The Poles are the most individual and interesting people I have yet encountered. The men in particular are fascinating, and a man who is truly fascinating in the highest sense of the word; one whose character is worth study, and whose friendship would repay cultivating as sincerely as many of the Poles I know, is a boon to thank God for.

Before I came to Poland it always surprised me to realize that so many men and women of world-wide genius came from so small a nation. But now that I have had the opportunity of knowing them intimately and of studying their characteristics, both nationally and individually, I see why.

Poland is the home of genius by right. Her people, even if they never write or sing or act or play, have all the elements in their character which go to make up that complex commodity known as genius, whether it ever becomes articulate or not. You feel that they could all do things if they tried. They are a sympathetic, interesting, interested, and, above all, a magnetic people. This forms the top soil for a nation which has put forth so much of wonder and sweetness to enrich the world, but the reason which lies deep down at the root of the matter for thesoulwhich thrills through all this melody of song and story is in the sorrowful and tragic history of this nation.

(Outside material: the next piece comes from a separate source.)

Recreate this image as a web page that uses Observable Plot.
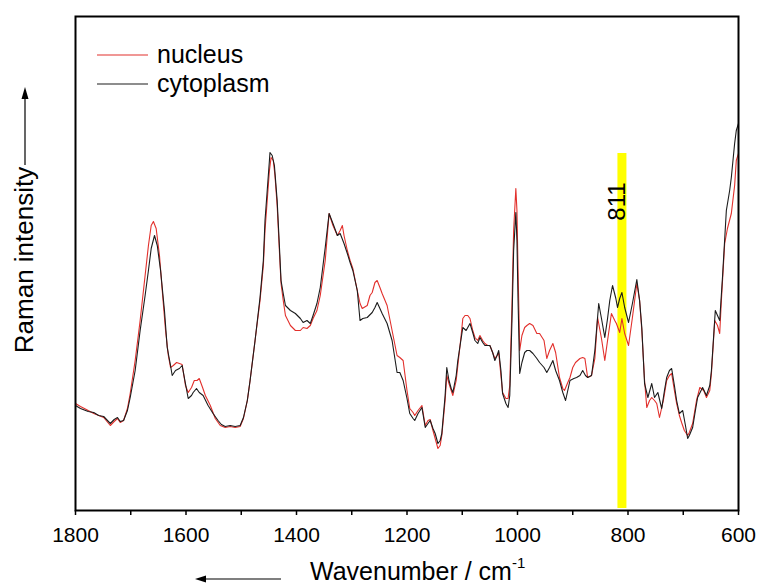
<!DOCTYPE html>
<html>
<head>
<meta charset="utf-8">
<script src="https://cdn.jsdelivr.net/npm/d3@7"></script>
<script src="https://cdn.jsdelivr.net/npm/@observablehq/plot@0.6"></script>
<style>
  body { margin: 0; background: #fff; }
  svg { display: block; }
</style>
</head>
<body>
<div id="chart"></div>
<script>
// Raman spectra, [wavenumber (cm^-1), intensity (a.u.)]
const nucleus = [
  [1800,105],[1791,102],[1777,98],[1767,95],[1758,93],[1749,91],[1737,83],[1730,87],[1724,90],[1719,86],[1713,88],[1706,100],[1701,115],[1692,148],[1683,188],[1674,233],[1668,263],[1663,283],[1659,287],[1654,280],[1648,253],[1643,218],[1637,178],[1632,153],[1628,141],[1623,143],[1617,146],[1612,145],[1607,144],[1601,123],[1596,116],[1590,121],[1585,128],[1580,128],[1576,130],[1570,121],[1565,113],[1556,103],[1547,90],[1538,83],[1529,81],[1520,82],[1511,81],[1502,82],[1496,90],[1489,108],[1484,128],[1475,168],[1466,208],[1460,243],[1457,278],[1453,308],[1449,338],[1446,351],[1442,348],[1439,333],[1435,303],[1431,258],[1428,225],[1424,208],[1420,193],[1411,183],[1402,178],[1393,178],[1388,181],[1381,180],[1375,183],[1370,190],[1363,198],[1357,213],[1348,248],[1341,295],[1334,283],[1326,273],[1321,278],[1317,283],[1314,273],[1308,258],[1303,248],[1298,240],[1290,218],[1285,205],[1281,200],[1272,203],[1267,213],[1263,216],[1258,226],[1254,228],[1249,221],[1245,215],[1236,203],[1227,178],[1218,153],[1213,151],[1207,148],[1200,118],[1195,100],[1189,96],[1186,93],[1180,98],[1173,103],[1167,83],[1162,88],[1158,89],[1153,78],[1149,70],[1144,60],[1140,63],[1137,73],[1131,108],[1128,133],[1124,125],[1120,118],[1117,113],[1111,128],[1108,143],[1102,173],[1099,190],[1095,193],[1090,193],[1086,190],[1081,178],[1077,171],[1072,168],[1068,173],[1063,168],[1059,165],[1054,163],[1050,163],[1045,156],[1041,150],[1037,153],[1034,156],[1030,133],[1027,116],[1021,110],[1017,110],[1014,123],[1010,203],[1007,278],[1003,320],[1001,298],[999,238],[996,158],[992,173],[987,181],[983,183],[978,185],[972,183],[965,175],[960,175],[952,168],[947,150],[942,158],[936,165],[931,156],[924,131],[918,120],[915,118],[909,126],[905,131],[900,141],[895,146],[887,150],[882,151],[878,150],[873,131],[866,133],[860,150],[855,191],[848,170],[842,148],[837,168],[830,195],[824,188],[821,185],[815,176],[811,190],[806,175],[799,163],[792,191],[784,225],[779,208],[775,178],[770,128],[766,101],[761,108],[757,111],[752,108],[748,105],[743,91],[736,108],[730,128],[725,133],[721,135],[716,118],[712,105],[707,93],[703,86],[698,78],[692,73],[689,76],[683,85],[676,108],[670,121],[663,118],[658,111],[652,118],[649,135],[643,188],[638,183],[634,175],[631,208],[625,265],[620,280],[613,295],[607,323],[604,348],[600,355]
];

const cytoplasm = [
  [1800,103],[1791,100],[1777,97],[1767,96],[1758,93],[1749,92],[1737,85],[1730,89],[1724,91],[1719,87],[1713,88],[1706,98],[1701,111],[1692,138],[1683,178],[1674,213],[1668,238],[1663,260],[1657,273],[1652,263],[1646,238],[1639,198],[1634,161],[1628,143],[1625,133],[1619,138],[1612,140],[1607,143],[1601,125],[1596,110],[1590,113],[1587,116],[1581,120],[1576,116],[1569,113],[1560,103],[1551,95],[1542,88],[1536,84],[1529,82],[1520,83],[1511,82],[1502,83],[1496,91],[1489,108],[1484,128],[1475,168],[1466,211],[1460,248],[1457,288],[1453,318],[1449,348],[1448,356],[1444,353],[1440,343],[1435,308],[1431,263],[1428,228],[1424,215],[1420,203],[1411,198],[1402,195],[1393,190],[1388,186],[1381,188],[1375,185],[1370,193],[1363,205],[1357,221],[1348,261],[1341,295],[1334,285],[1326,273],[1321,275],[1314,265],[1308,255],[1303,246],[1298,238],[1290,218],[1285,188],[1280,190],[1272,191],[1263,196],[1258,201],[1254,206],[1249,200],[1245,195],[1236,185],[1227,168],[1218,136],[1213,136],[1207,128],[1200,110],[1195,95],[1189,90],[1186,88],[1180,95],[1173,101],[1167,81],[1162,85],[1158,88],[1153,80],[1149,75],[1144,65],[1140,68],[1137,75],[1131,113],[1128,141],[1124,128],[1120,120],[1117,116],[1111,133],[1108,148],[1102,170],[1099,181],[1093,178],[1086,185],[1081,176],[1077,168],[1072,165],[1068,171],[1063,166],[1059,163],[1054,163],[1050,163],[1045,156],[1041,148],[1037,153],[1034,158],[1030,138],[1027,115],[1021,105],[1017,101],[1014,113],[1010,188],[1007,258],[1003,296],[1001,268],[999,208],[996,135],[992,146],[987,156],[983,158],[978,158],[972,155],[965,150],[960,146],[952,141],[947,136],[942,141],[936,148],[931,138],[924,128],[918,116],[913,108],[909,118],[905,128],[898,130],[893,131],[887,133],[882,138],[877,133],[873,131],[866,133],[860,158],[853,205],[848,190],[842,171],[837,190],[833,208],[828,223],[822,210],[819,201],[815,210],[811,216],[806,201],[799,186],[792,205],[784,229],[779,208],[775,181],[770,125],[764,111],[757,125],[752,111],[746,116],[739,100],[734,118],[730,131],[725,138],[721,140],[716,123],[712,108],[707,95],[701,98],[696,83],[692,70],[689,73],[683,81],[678,98],[674,111],[665,121],[658,113],[652,123],[649,138],[642,198],[638,193],[634,188],[629,231],[622,298],[616,318],[613,331],[607,365],[604,378],[600,385]
];

const seriesNames = ["nucleus", "cytoplasm"];
const seriesColors = ["#e2302c", "#1c1c1c"];
const xTicks = d3.range(600, 1801, 100);
const markedBand = 811;          // highlighted band position (cm^-1)
const markedBandTop = 355;       // upper end of the highlight
const markedLabelY = 307;        // vertical position of the band label

const font = "Arial, 'Liberation Sans', Helvetica, sans-serif";

const chart = Plot.plot({
  width: 762,
  height: 587,
  marginLeft: 75,
  marginRight: 24,
  marginTop: 16,
  marginBottom: 77,
  style: { fontFamily: font, fontSize: "21px", color: "#000", background: "#fff" },
  x: { domain: [1800, 600], label: null },
  y: { domain: [-2, 492], axis: null },
  marks: [
    Plot.ruleX([markedBand], { x: d => d, y1: 0, y2: markedBandTop, stroke: "#ffff00", strokeWidth: 9 }),
    Plot.text([markedBand], {
      x: d => d, y: () => markedLabelY, text: d => String(d),
      rotate: -90, dx: -5, fontSize: 24, fill: "#000"
    }),
    Plot.line(nucleus, { x: d => d[0], y: d => d[1], stroke: seriesColors[0], strokeWidth: 1.1 }),
    Plot.line(cytoplasm, { x: d => d[0], y: d => d[1], stroke: seriesColors[1], strokeWidth: 1.1 }),
    Plot.axisX({
      ticks: xTicks,
      tickFormat: d => (d % 200 === 0 ? String(d) : ""),
      tickSize: 5, tickPadding: 12, fontSize: 21, strokeWidth: 1.5
    }),
    Plot.frame({ stroke: "#000", strokeWidth: 2 })
  ]
});

document.getElementById("chart").appendChild(chart);

const svg = d3.select(chart);
const ink = "#000";

// Legend inside the frame
const legend = svg.append("g")
  .attr("font-family", font).attr("font-size", 25).attr("fill", ink)
  .attr("text-anchor", "start");
seriesNames.forEach((name, i) => {
  const y = 55 + i * 29;
  legend.append("line")
    .attr("x1", 97).attr("x2", 148).attr("y1", y).attr("y2", y)
    .attr("stroke", seriesColors[i]).attr("stroke-width", 1.2);
  legend.append("text").attr("x", 157).attr("y", y + 8).text(name);
});

// x-axis title with a direction arrow
const xt = svg.append("text")
  .attr("x", 310).attr("y", 580)
  .attr("text-anchor", "start")
  .attr("font-family", font).attr("font-size", 25).attr("fill", ink)
  .text("Wavenumber / cm");
xt.append("tspan").attr("font-size", 15).attr("dy", -12).text("-1");

svg.append("line").attr("x1", 281).attr("x2", 204).attr("y1", 579).attr("y2", 579)
  .attr("stroke", ink).attr("stroke-width", 1.2);
svg.append("path").attr("d", "M195,579 L206,575.5 L206,582.5 Z").attr("fill", ink);

// y-axis title with a direction arrow
svg.append("text")
  .attr("transform", "translate(33,260) rotate(-90)")
  .attr("text-anchor", "middle")
  .attr("font-family", font).attr("font-size", 26).attr("fill", ink)
  .text("Raman intensity");

svg.append("line").attr("x1", 25).attr("x2", 25).attr("y1", 165).attr("y2", 97)
  .attr("stroke", ink).attr("stroke-width", 1.2);
svg.append("path").attr("d", "M25,87 L21.5,99 L28.5,99 Z").attr("fill", ink);
</script>
</body>
</html>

The Poles are a race of burning patriots. To-day they are as keen over national sufferings and national wrongs as on that unfortunate clay when they went into a fiercely unwilling and resentful captivity. Their pride, their courage, their bitterness of spirit, their longing for revenge now no longer find an outlet on the battlefield. Yet it smoulders continually in their innermost being. You must crush the heart, you must subdue a people, you must be no stranger to anguish and loss if you would discover the singer and the song. And so Poland’s fierce and unrelenting patriotism has placed the divine spark of a genius which thrills a world in souls whose sweetest song is a cry wrung from a patriot’s heart.